Her milletle, her dille birlikte yaşıyor ve vatanımız için ortak mücadele veriyoruz. Birlikte yaşıyorsak birbirimizin dilini, kültürünü öğrenmek bizim sorumluluğumuzdur. Elbette birçok sorun var ama bunları aşıyoruz. Bizim için zorluklar ilerleme olasılığıdır çünkü onlarla mücadele ettiğimizde ilerliyoruz. Önce Abdullah Öcalan’ın felsefesini çok iyi anlayıp sonra hayatımıza sokmamız gerekiyor. Bunları anlamak aynı zamanda hayata geçirmek anlamına da geliyor. Bu mücadele süreklidir ve biz kadınlar olarak kendimizi savunmak için örgütleniyoruz.

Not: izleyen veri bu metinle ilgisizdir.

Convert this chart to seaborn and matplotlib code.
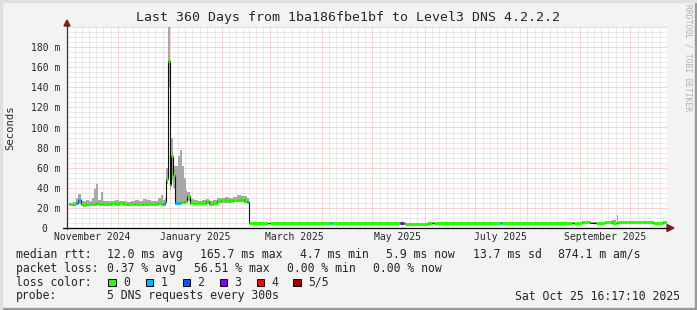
import matplotlib
matplotlib.use("Agg")
import matplotlib.pyplot as plt
import seaborn as sns
import numpy as np
import pandas as pd
from matplotlib.patches import Polygon, Rectangle

# ---------------- data (days since 1 Nov 2024) ----------------
day = [1.0, 3.4, 5.2, 6.4, 8.1, 9.3, 11.1, 12.9, 14.7, 15.8, 17.0, 18.2, 20.0, 21.2,
       23.6, 25.9, 28.3, 30.7, 33.1, 35.4, 37.8, 40.2, 42.6, 44.9, 47.3, 49.7, 52.0,
       53.8, 55.6, 56.8, 58.0, 58.6, 59.5, 60.7, 61.5, 63.0, 64.2, 65.7, 66.9, 68.1,
       69.3, 70.4, 71.3, 72.8, 75.2, 77.6, 79.9, 82.3, 84.1, 86.5, 88.8, 91.2, 93.6,
       95.9, 98.3, 100.7, 103.1, 104.9, 106.6, 108.0, 119.1, 120.3, 155.9, 157.0,
       197.4, 199.8, 200.4, 214.0, 216.4, 217.6, 256.8, 257.8, 299.5, 300.7, 305.5,
       310.2, 313.8, 319.0, 323.2, 325.6, 326.2, 326.8, 347.6, 353.5, 355.9]
median_ms = [23.5, 23.5, 25, 28, 24, 23, 23.5, 23.5, 24, 24, 24.5, 24, 24, 24,
             24, 24.5, 24, 24.5, 24, 23.5, 24, 24, 24, 24, 23.5, 23.5, 24,
             24.5, 24, 24, 26, 49, 165.7, 43, 72, 53, 25, 25, 25.5, 26,
             26.5, 27, 32, 25, 25, 24.5, 24.5, 26.5, 24, 24.5, 26.5, 27.5, 27.5,
             27, 28, 28, 28.5, 27, 26, 4.5, 4.5, 4.5, 4.5, 4.5,
             4.6, 4.6, 4.0, 5.2, 5.2, 5.3, 5.3, 5.3, 5.3, 5.3, 6.0,
             5.3, 5.0, 5.8, 5.0, 5.0, 5.2, 5.6, 5.0, 5.9, 5.9]
smoke_lo = [22.5, 22, 23, 24, 22.5, 22, 22, 22.5, 22.5, 22.5, 23, 22.5, 23, 22.5,
            22.5, 23, 23, 23, 22.5, 22.5, 23, 22.5, 22.5, 23, 22.5, 22.5, 22.5,
            23, 22.5, 22, 24, 44, 140, 38, 48, 40, 23, 23, 23, 23.5,
            24, 24, 27, 23, 23, 23, 23, 24, 23, 23, 24.5, 25, 25,
            25, 25.5, 25.5, 26, 25, 24.5, 4.2, 4.2, 4.2, 4.2, 4.2,
            4.3, 4.3, 3.8, 4.9, 4.9, 5.0, 5.0, 5.0, 5.0, 5.0, 5.6,
            5.0, 4.7, 5.4, 4.7, 4.7, 4.9, 5.3, 4.7, 5.5, 5.5]
smoke_hi = [25, 26, 30, 34, 27, 27, 28, 27, 30, 39, 44, 28, 36, 27,
            26.5, 27, 27.5, 27, 27, 26, 27, 28, 27, 29, 28, 27, 27,
            30, 33, 28, 30, 60, 230, 50, 90, 62, 62, 72, 78, 62,
            50, 38, 36, 29, 28, 27, 27.5, 29, 27, 28, 30, 30, 31,
            30, 31, 33, 32, 32, 30, 5.0, 5.0, 5.0, 5.0, 5.0,
            5.1, 5.1, 4.6, 5.8, 5.8, 6.0, 6.0, 6.0, 6.0, 6.0, 6.6,
            6.0, 5.6, 6.4, 8.0, 5.6, 13.0, 6.3, 5.7, 6.5, 6.5]
# loss class per interval (0..5 lost pings, -1 = no data)
loss = [0, 0, 1, 1, 0, 0, 0, 0, 0, 0, 0, 0, 0, 0,
        0, 0, 0, 0, 0, 0, 0, 0, 0, 0, 0, 0, 0,
        0, 0, 1, 0, 0, 0, 0, 0, 0, 1, 1, 0, 0,
        0, 0, 0, 0, 0, 0, 0, 0, 0, 0, 0, 0, 0,
        0, 0, 0, 0, 0, 1, 0, -1, 0, 1, 0,
        3, 0, 0, 0, -1, 0, 1, 0, -1, 0, 0,
        -1, 0, 0, 0, 0, 0, 0, 0, 0, 0]

loss_labels = ["0", "1", "2", "3", "4", "5/5"]
loss_colors = ["#26ff00", "#00b8ff", "#0059ff", "#7e00ff", "#ff0000", "#a00000"]

month_starts = [0, 30, 61, 92, 120, 151, 181, 212, 242, 273, 304, 334]
xlabel_pos = [15, 76, 135, 196, 257, 319]
xlabel_txt = ["November 2024", "January 2025", "March 2025", "May 2025",
              "July 2025", "September 2025"]
ytick_vals = [0, 20, 40, 60, 80, 100, 120, 140, 160, 180]
ytick_txt = ["0  ", "20 m", "40 m", "60 m", "80 m", "100 m", "120 m", "140 m",
             "160 m", "180 m"]

title = "Last 360 Days from 1ba186fbe1bf to Level3 DNS 4.2.2.2"
stats_rtt = ["median rtt:", "12.0 ms avg", "165.7 ms max", "4.7 ms min",
             "5.9 ms now", "13.7 ms sd", "874.1 m am/s"]
stats_loss = ["packet loss:", "0.37 % avg", "56.51 % max", "0.00 % min",
              "0.00 % now"]
probe_txt = "5 DNS requests every 300s"
stamp = "Sat Oct 25 16:17:10 2025"

# ---------------- figure ----------------
W, H = 697, 310
sns.set_style("white")
plt.rcParams["font.family"] = ["DejaVu Sans Mono"]
fig = plt.figure(figsize=(W / 100, H / 100), dpi=100, facecolor="#f3f3f3")

def fx(px):
    return px / W

def fy(py):
    return 1 - py / H

L, R, T, B = 67, 667, 27, 228
ax = fig.add_axes([fx(L), fy(B), (R - L) / W, (B - T) / H])
ax.set_facecolor("white")
XL0, XL1 = -0.18, 355.9
ax.set_xlim(XL0, XL1)
ax.set_ylim(0, 200)
for s in ax.spines.values():
    s.set_visible(False)

# grid
dot = (0, (1, 1))
minor_c, major_c = "#d6d6d6", "#f3b0b0"
for v in np.arange(0, 201, 5):
    if v % 20:
        ax.axhline(v, color=minor_c, lw=0.72, ls=dot, zorder=0)
for i in range(len(month_starts)):
    a = month_starts[i]
    b = month_starts[i + 1] if i + 1 < len(month_starts) else 365
    for k in range(1, 7):
        xv = a + (b - a) * k / 7
        if xv < XL1:
            ax.axvline(xv, color=minor_c, lw=0.72, ls=dot, zorder=0)
for v in range(20, 201, 20):
    ax.axhline(v, color=major_c, lw=0.72, ls=dot, zorder=0.5)
for m in month_starts:
    ax.axvline(m, color=major_c, lw=0.72, ls=dot, zorder=0.5)

# smoke
ax.fill_between(day, smoke_lo, smoke_hi, step="post", color="#a8a8a8", lw=0, zorder=1)

# median line (black steps)
df = pd.DataFrame({"day": day, "median": median_ms})
sns.lineplot(data=df, x="day", y="median", drawstyle="steps-post", color="#111111",
             lw=0.8, estimator=None, sort=False, ax=ax, zorder=2)

# coloured median by loss
for i in range(len(day) - 1):
    if loss[i] >= 0:
        ax.hlines(median_ms[i], day[i], day[i + 1], colors=loss_colors[loss[i]],
                  lw=2.2, zorder=3)

ax.set_xlabel("")
ax.set_ylabel("")
ax.set_xticks(xlabel_pos, xlabel_txt, fontsize=7)
ax.set_yticks(ytick_vals, ytick_txt, fontsize=7)
ax.tick_params(axis="x", length=0, pad=3.0)
ax.tick_params(axis="y", length=0, pad=5.0)

# axis lines and arrows
fig.add_artist(plt.Line2D([fx(67), fx(67)], [fy(229), fy(25)], color="#303030", lw=0.9))
fig.add_artist(plt.Line2D([fx(63), fx(668)], [fy(228), fy(228)], color="black", lw=0.9))
fig.patches.append(Polygon([[fx(67), fy(20)], [fx(64), fy(26)], [fx(70), fy(26)]],
                           closed=True, color="#7f1f1f", transform=fig.transFigure))
fig.patches.append(Polygon([[fx(674), fy(228)], [fx(667), fy(224.5)], [fx(667), fy(231.5)]],
                           closed=True, color="#7f1f1f", transform=fig.transFigure))

# texts
fig.text(fx(348), fy(18), title, ha="center", va="center", fontsize=9.5)
fig.text(fx(10), fy(128), "Seconds", rotation=90, ha="center", va="center", fontsize=7.6)
fig.text(fx(688), fy(4), "RRDTOOL / TOBI OETIKER", rotation=270, ha="center", va="top",
         fontsize=5.8, color="#b0b0b0")

FS = 8.3
row_y = [254.3, 268.3, 282.3, 296]
rtt_x = [16, 107, 200, 300, 386, 472.7, 558.3]
for s, x in zip(stats_rtt, rtt_x):
    fig.text(fx(x), fy(row_y[0]), s, ha="left", va="center", fontsize=FS)
loss_x = [16, 107, 194, 286.7, 372.7]
for s, x in zip(stats_loss, loss_x):
    fig.text(fx(x), fy(row_y[1]), s, ha="left", va="center", fontsize=FS)
fig.text(fx(16), fy(row_y[2]), "loss color:", ha="left", va="center", fontsize=FS)
sq_x = [108, 145.5, 182.5, 219.5, 256.5, 293]
for lab, col, x in zip(loss_labels, loss_colors, sq_x):
    fig.patches.append(Rectangle((fx(x), fy(row_y[2] + 4)), 7.5 / W, 7.5 / H,
                                 facecolor=col, edgecolor="black", lw=0.7,
                                 transform=fig.transFigure))
    fig.text(fx(x + 15), fy(row_y[2]), lab, ha="left", va="center", fontsize=FS)
fig.text(fx(16), fy(row_y[3]), "probe:", ha="left", va="center", fontsize=FS)
fig.text(fx(107), fy(row_y[3]), probe_txt, ha="left", va="center", fontsize=FS)
fig.text(fx(680), fy(row_y[3]), stamp, ha="right", va="center", fontsize=FS)

# 3D frame
fig.patches.append(Rectangle((0, 0), 1, 2 / H, color="#999999", transform=fig.transFigure))
fig.patches.append(Rectangle((1 - 2 / W, 0), 2 / W, 1, color="#999999", transform=fig.transFigure))
fig.patches.append(Rectangle((0, 1 - 2 / H), 1, 2 / H, color="#e0e0e0", transform=fig.transFigure))
fig.patches.append(Rectangle((0, 0), 2 / W, 1, color="#e0e0e0", transform=fig.transFigure))

fig.savefig("out.png", dpi=100, facecolor=fig.get_facecolor())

Özellikle IŞİD’le savaştığımız döneme ait pek çok anım var. Deyrizor’daki son kurtuluş hamlesine gittiğimizde IŞİD teslim oldu ve başarıya ulaşmıştık. Tercümanlık yapan Afrinli YPJ savaşçıları Güneş ve Amara da vardı. Bir kadın gelip ellerine bir çocuk verdi ama IŞİD’in bu çocuğu hazırladığını bilmiyorlardı ve çocuk bir anda iki kadının ortasında kendini patladı ve ikisi de şehit düştü. IŞİD’le mücadele etmek, halklarımızı kurtarmak bizim açımızdan pek çok risk ve fedakarlık gerektiren bir mücadeleydi. Daha sonra devrim için canlarını verecek olan kadınlarla uzun süre sıklıkla yaşadım.
YPJ’de kendimizi, kadın gerçeğini, hareket içinde nasıl mücadele edebileceğimizi öğreniyoruz. Toplumdaki kadın gerçekliğini analiz ettik çünkü hayatlarımızda çok büyük farklar var. İnsanlık, eşitlik ve özgürlük dolu bir yaşam için mücadele ediyoruz. Umarım tüm kadınlar Abdullah Öcalan’ın düşüncelerini öğrenebilir. Umarım tüm kadınlar hayatlarını sevebilir, çevreleriyle gerçek dostluklar kurabilir, kendileriyle iyi ilişkiler kurabilirler. Abdullah Öcalan bize doğru yolu gösterdi, ben de Zîlan çizgisinde, direniş ve kadın örgütlenme çizgisinde yürüyorum. Yeni bir hayat yaşıyoruz. Biz bu zeminde mücadele ediyoruz, bu yolda da direneceğiz.